▸ **DATA SHOWN**
-- Begin --

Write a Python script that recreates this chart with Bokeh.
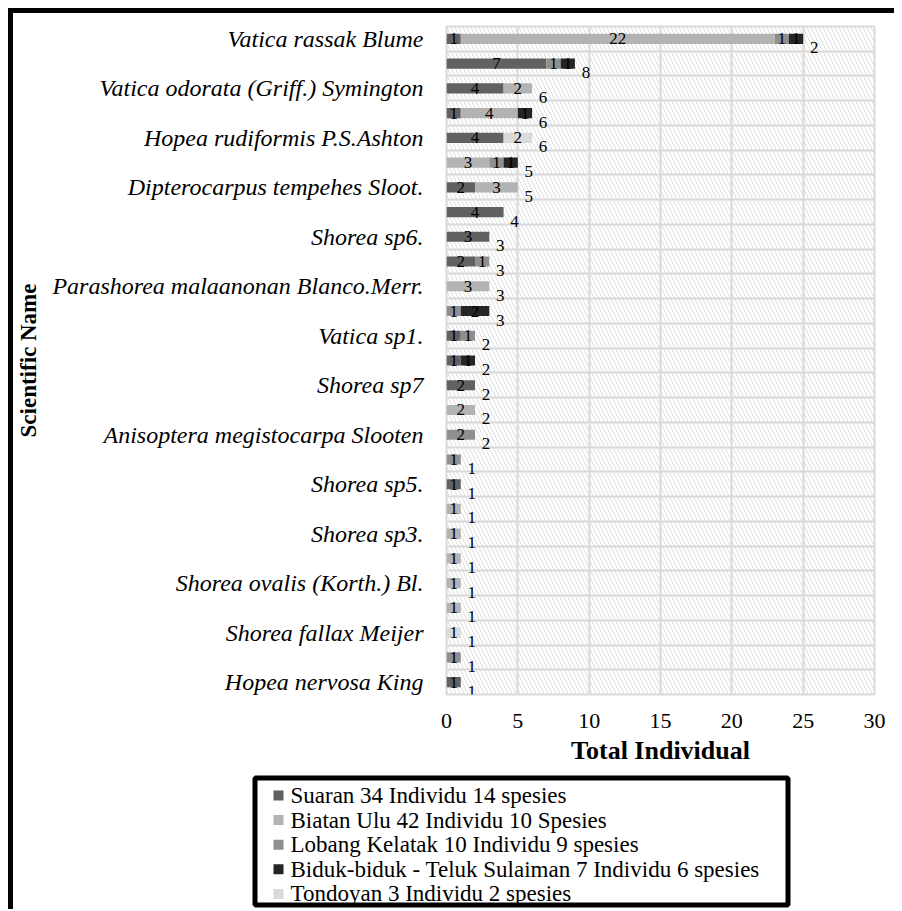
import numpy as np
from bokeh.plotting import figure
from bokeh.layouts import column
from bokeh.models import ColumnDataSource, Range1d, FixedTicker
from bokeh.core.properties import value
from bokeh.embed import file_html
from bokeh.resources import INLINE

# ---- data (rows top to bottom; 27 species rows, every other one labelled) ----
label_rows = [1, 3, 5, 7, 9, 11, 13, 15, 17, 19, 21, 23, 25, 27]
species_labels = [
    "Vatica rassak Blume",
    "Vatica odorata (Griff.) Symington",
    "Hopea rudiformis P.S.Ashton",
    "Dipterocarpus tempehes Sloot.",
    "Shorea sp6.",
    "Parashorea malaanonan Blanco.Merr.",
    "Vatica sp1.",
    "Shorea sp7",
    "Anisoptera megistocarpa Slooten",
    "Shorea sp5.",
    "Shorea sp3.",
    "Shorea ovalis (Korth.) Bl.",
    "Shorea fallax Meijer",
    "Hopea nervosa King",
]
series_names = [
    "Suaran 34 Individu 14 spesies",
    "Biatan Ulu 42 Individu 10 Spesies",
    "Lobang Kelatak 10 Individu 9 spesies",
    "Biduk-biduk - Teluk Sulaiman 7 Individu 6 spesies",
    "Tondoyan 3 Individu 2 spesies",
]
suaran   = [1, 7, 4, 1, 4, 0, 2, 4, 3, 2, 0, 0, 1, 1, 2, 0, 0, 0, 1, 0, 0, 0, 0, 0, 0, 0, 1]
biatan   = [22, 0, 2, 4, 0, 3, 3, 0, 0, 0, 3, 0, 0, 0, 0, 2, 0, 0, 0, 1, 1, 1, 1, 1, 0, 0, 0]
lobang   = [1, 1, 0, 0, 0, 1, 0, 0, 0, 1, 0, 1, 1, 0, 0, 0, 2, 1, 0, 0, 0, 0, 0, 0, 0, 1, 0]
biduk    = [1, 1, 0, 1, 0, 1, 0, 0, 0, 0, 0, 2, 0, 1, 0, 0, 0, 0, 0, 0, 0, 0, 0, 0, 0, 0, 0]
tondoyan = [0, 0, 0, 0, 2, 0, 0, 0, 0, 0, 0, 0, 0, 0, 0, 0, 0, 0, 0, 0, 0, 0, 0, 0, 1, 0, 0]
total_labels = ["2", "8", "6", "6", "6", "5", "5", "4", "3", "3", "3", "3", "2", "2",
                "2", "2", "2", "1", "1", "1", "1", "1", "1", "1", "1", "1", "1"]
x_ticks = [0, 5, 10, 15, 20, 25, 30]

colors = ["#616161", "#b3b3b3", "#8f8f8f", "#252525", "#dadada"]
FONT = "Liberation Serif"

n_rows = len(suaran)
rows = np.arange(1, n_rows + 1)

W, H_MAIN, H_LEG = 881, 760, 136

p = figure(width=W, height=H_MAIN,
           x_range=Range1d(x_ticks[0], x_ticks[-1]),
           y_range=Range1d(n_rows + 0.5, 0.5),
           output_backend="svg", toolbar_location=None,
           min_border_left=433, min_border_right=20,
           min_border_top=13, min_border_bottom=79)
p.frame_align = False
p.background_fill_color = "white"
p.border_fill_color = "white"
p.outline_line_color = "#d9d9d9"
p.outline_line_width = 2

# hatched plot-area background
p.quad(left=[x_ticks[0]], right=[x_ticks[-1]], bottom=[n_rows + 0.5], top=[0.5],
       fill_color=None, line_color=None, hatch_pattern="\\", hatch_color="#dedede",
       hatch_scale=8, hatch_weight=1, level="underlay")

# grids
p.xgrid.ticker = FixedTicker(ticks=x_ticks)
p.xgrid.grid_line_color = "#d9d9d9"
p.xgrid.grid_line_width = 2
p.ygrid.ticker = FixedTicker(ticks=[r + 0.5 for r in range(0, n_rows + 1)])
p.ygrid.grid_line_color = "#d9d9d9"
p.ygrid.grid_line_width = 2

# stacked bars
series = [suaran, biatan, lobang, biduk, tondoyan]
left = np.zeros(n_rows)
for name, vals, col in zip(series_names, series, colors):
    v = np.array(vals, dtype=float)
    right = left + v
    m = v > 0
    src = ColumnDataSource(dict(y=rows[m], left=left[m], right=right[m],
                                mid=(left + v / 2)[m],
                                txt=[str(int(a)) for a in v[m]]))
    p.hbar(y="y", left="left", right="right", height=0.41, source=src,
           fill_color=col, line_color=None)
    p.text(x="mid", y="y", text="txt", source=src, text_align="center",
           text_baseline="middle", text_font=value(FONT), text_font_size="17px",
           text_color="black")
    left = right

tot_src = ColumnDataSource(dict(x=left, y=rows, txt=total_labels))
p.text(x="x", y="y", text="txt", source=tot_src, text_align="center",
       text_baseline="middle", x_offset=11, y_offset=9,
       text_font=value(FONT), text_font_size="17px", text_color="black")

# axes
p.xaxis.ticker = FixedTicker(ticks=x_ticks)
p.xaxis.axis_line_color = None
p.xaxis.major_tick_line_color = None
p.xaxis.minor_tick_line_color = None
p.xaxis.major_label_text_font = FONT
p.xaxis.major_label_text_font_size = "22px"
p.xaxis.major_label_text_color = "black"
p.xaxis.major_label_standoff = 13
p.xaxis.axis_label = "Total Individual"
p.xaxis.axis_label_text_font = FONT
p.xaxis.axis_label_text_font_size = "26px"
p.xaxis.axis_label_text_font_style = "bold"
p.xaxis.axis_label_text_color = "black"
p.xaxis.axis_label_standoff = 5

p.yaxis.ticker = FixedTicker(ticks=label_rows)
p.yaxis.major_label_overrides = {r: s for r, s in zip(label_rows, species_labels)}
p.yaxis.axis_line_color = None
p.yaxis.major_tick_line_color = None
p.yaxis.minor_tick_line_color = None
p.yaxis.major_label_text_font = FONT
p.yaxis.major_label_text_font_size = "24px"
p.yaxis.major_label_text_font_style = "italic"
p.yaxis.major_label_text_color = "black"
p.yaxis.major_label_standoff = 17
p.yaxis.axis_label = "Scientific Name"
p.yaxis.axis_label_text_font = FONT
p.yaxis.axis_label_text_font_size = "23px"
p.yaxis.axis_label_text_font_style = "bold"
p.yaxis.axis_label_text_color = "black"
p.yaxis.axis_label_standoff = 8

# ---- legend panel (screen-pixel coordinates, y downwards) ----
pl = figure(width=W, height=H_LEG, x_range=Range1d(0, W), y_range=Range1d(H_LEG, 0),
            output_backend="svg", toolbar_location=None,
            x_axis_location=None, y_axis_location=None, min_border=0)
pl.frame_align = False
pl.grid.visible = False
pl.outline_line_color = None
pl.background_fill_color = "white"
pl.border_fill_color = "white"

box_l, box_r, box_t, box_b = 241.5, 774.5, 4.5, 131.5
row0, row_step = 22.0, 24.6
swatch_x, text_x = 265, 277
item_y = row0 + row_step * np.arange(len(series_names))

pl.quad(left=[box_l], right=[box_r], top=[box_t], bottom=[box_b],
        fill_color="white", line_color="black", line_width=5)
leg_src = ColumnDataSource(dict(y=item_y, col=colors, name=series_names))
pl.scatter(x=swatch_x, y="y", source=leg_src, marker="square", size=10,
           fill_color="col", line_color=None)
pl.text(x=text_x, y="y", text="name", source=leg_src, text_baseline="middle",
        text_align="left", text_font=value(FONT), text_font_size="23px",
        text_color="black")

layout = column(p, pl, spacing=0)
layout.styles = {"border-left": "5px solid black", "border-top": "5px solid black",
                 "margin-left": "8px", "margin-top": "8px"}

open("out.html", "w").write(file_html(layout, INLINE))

-- End --

▸ **GOAL**
Exclude the images and reproduce the remaining data exactly.

▸ **THE ANSWER**
Write a Python script that recreates this chart with Bokeh.
import numpy as np
from bokeh.plotting import figure
from bokeh.layouts import column
from bokeh.models import ColumnDataSource, Range1d, FixedTicker
from bokeh.core.properties import value
from bokeh.embed import file_html
from bokeh.resources import INLINE

# ---- data (rows top to bottom; 27 species rows, every other one labelled) ----
label_rows = [1, 3, 5, 7, 9, 11, 13, 15, 17, 19, 21, 23, 25, 27]
species_labels = [
    "Vatica rassak Blume",
    "Vatica odorata (Griff.) Symington",
    "Hopea rudiformis P.S.Ashton",
    "Dipterocarpus tempehes Sloot.",
    "Shorea sp6.",
    "Parashorea malaanonan Blanco.Merr.",
    "Vatica sp1.",
    "Shorea sp7",
    "Anisoptera megistocarpa Slooten",
    "Shorea sp5.",
    "Shorea sp3.",
    "Shorea ovalis (Korth.) Bl.",
    "Shorea fallax Meijer",
    "Hopea nervosa King",
]
series_names = [
    "Suaran 34 Individu 14 spesies",
    "Biatan Ulu 42 Individu 10 Spesies",
    "Lobang Kelatak 10 Individu 9 spesies",
    "Biduk-biduk - Teluk Sulaiman 7 Individu 6 spesies",
    "Tondoyan 3 Individu 2 spesies",
]
suaran   = [1, 7, 4, 1, 4, 0, 2, 4, 3, 2, 0, 0, 1, 1, 2, 0, 0, 0, 1, 0, 0, 0, 0, 0, 0, 0, 1]
biatan   = [22, 0, 2, 4, 0, 3, 3, 0, 0, 0, 3, 0, 0, 0, 0, 2, 0, 0, 0, 1, 1, 1, 1, 1, 0, 0, 0]
lobang   = [1, 1, 0, 0, 0, 1, 0, 0, 0, 1, 0, 1, 1, 0, 0, 0, 2, 1, 0, 0, 0, 0, 0, 0, 0, 1, 0]
biduk    = [1, 1, 0, 1, 0, 1, 0, 0, 0, 0, 0, 2, 0, 1, 0, 0, 0, 0, 0, 0, 0, 0, 0, 0, 0, 0, 0]
tondoyan = [0, 0, 0, 0, 2, 0, 0, 0, 0, 0, 0, 0, 0, 0, 0, 0, 0, 0, 0, 0, 0, 0, 0, 0, 1, 0, 0]
total_labels = ["2", "8", "6", "6", "6", "5", "5", "4", "3", "3", "3", "3", "2", "2",
                "2", "2", "2", "1", "1", "1", "1", "1", "1", "1", "1", "1", "1"]
x_ticks = [0, 5, 10, 15, 20, 25, 30]

colors = ["#616161", "#b3b3b3", "#8f8f8f", "#252525", "#dadada"]
FONT = "Liberation Serif"

n_rows = len(suaran)
rows = np.arange(1, n_rows + 1)

W, H_MAIN, H_LEG = 881, 760, 136

p = figure(width=W, height=H_MAIN,
           x_range=Range1d(x_ticks[0], x_ticks[-1]),
           y_range=Range1d(n_rows + 0.5, 0.5),
           output_backend="svg", toolbar_location=None,
           min_border_left=433, min_border_right=20,
           min_border_top=13, min_border_bottom=79)
p.frame_align = False
p.background_fill_color = "white"
p.border_fill_color = "white"
p.outline_line_color = "#d9d9d9"
p.outline_line_width = 2

# hatched plot-area background
p.quad(left=[x_ticks[0]], right=[x_ticks[-1]], bottom=[n_rows + 0.5], top=[0.5],
       fill_color=None, line_color=None, hatch_pattern="\\", hatch_color="#dedede",
       hatch_scale=8, hatch_weight=1, level="underlay")

# grids
p.xgrid.ticker = FixedTicker(ticks=x_ticks)
p.xgrid.grid_line_color = "#d9d9d9"
p.xgrid.grid_line_width = 2
p.ygrid.ticker = FixedTicker(ticks=[r + 0.5 for r in range(0, n_rows + 1)])
p.ygrid.grid_line_color = "#d9d9d9"
p.ygrid.grid_line_width = 2

# stacked bars
series = [suaran, biatan, lobang, biduk, tondoyan]
left = np.zeros(n_rows)
for name, vals, col in zip(series_names, series, colors):
    v = np.array(vals, dtype=float)
    right = left + v
    m = v > 0
    src = ColumnDataSource(dict(y=rows[m], left=left[m], right=right[m],
                                mid=(left + v / 2)[m],
                                txt=[str(int(a)) for a in v[m]]))
    p.hbar(y="y", left="left", right="right", height=0.41, source=src,
           fill_color=col, line_color=None)
    p.text(x="mid", y="y", text="txt", source=src, text_align="center",
           text_baseline="middle", text_font=value(FONT), text_font_size="17px",
           text_color="black")
    left = right

tot_src = ColumnDataSource(dict(x=left, y=rows, txt=total_labels))
p.text(x="x", y="y", text="txt", source=tot_src, text_align="center",
       text_baseline="middle", x_offset=11, y_offset=9,
       text_font=value(FONT), text_font_size="17px", text_color="black")

# axes
p.xaxis.ticker = FixedTicker(ticks=x_ticks)
p.xaxis.axis_line_color = None
p.xaxis.major_tick_line_color = None
p.xaxis.minor_tick_line_color = None
p.xaxis.major_label_text_font = FONT
p.xaxis.major_label_text_font_size = "22px"
p.xaxis.major_label_text_color = "black"
p.xaxis.major_label_standoff = 13
p.xaxis.axis_label = "Total Individual"
p.xaxis.axis_label_text_font = FONT
p.xaxis.axis_label_text_font_size = "26px"
p.xaxis.axis_label_text_font_style = "bold"
p.xaxis.axis_label_text_color = "black"
p.xaxis.axis_label_standoff = 5

p.yaxis.ticker = FixedTicker(ticks=label_rows)
p.yaxis.major_label_overrides = {r: s for r, s in zip(label_rows, species_labels)}
p.yaxis.axis_line_color = None
p.yaxis.major_tick_line_color = None
p.yaxis.minor_tick_line_color = None
p.yaxis.major_label_text_font = FONT
p.yaxis.major_label_text_font_size = "24px"
p.yaxis.major_label_text_font_style = "italic"
p.yaxis.major_label_text_color = "black"
p.yaxis.major_label_standoff = 17
p.yaxis.axis_label = "Scientific Name"
p.yaxis.axis_label_text_font = FONT
p.yaxis.axis_label_text_font_size = "23px"
p.yaxis.axis_label_text_font_style = "bold"
p.yaxis.axis_label_text_color = "black"
p.yaxis.axis_label_standoff = 8

# ---- legend panel (screen-pixel coordinates, y downwards) ----
pl = figure(width=W, height=H_LEG, x_range=Range1d(0, W), y_range=Range1d(H_LEG, 0),
            output_backend="svg", toolbar_location=None,
            x_axis_location=None, y_axis_location=None, min_border=0)
pl.frame_align = False
pl.grid.visible = False
pl.outline_line_color = None
pl.background_fill_color = "white"
pl.border_fill_color = "white"

box_l, box_r, box_t, box_b = 241.5, 774.5, 4.5, 131.5
row0, row_step = 22.0, 24.6
swatch_x, text_x = 265, 277
item_y = row0 + row_step * np.arange(len(series_names))

pl.quad(left=[box_l], right=[box_r], top=[box_t], bottom=[box_b],
        fill_color="white", line_color="black", line_width=5)
leg_src = ColumnDataSource(dict(y=item_y, col=colors, name=series_names))
pl.scatter(x=swatch_x, y="y", source=leg_src, marker="square", size=10,
           fill_color="col", line_color=None)
pl.text(x=text_x, y="y", text="name", source=leg_src, text_baseline="middle",
        text_align="left", text_font=value(FONT), text_font_size="23px",
        text_color="black")

layout = column(p, pl, spacing=0)
layout.styles = {"border-left": "5px solid black", "border-top": "5px solid black",
                 "margin-left": "8px", "margin-top": "8px"}

open("out.html", "w").write(file_html(layout, INLINE))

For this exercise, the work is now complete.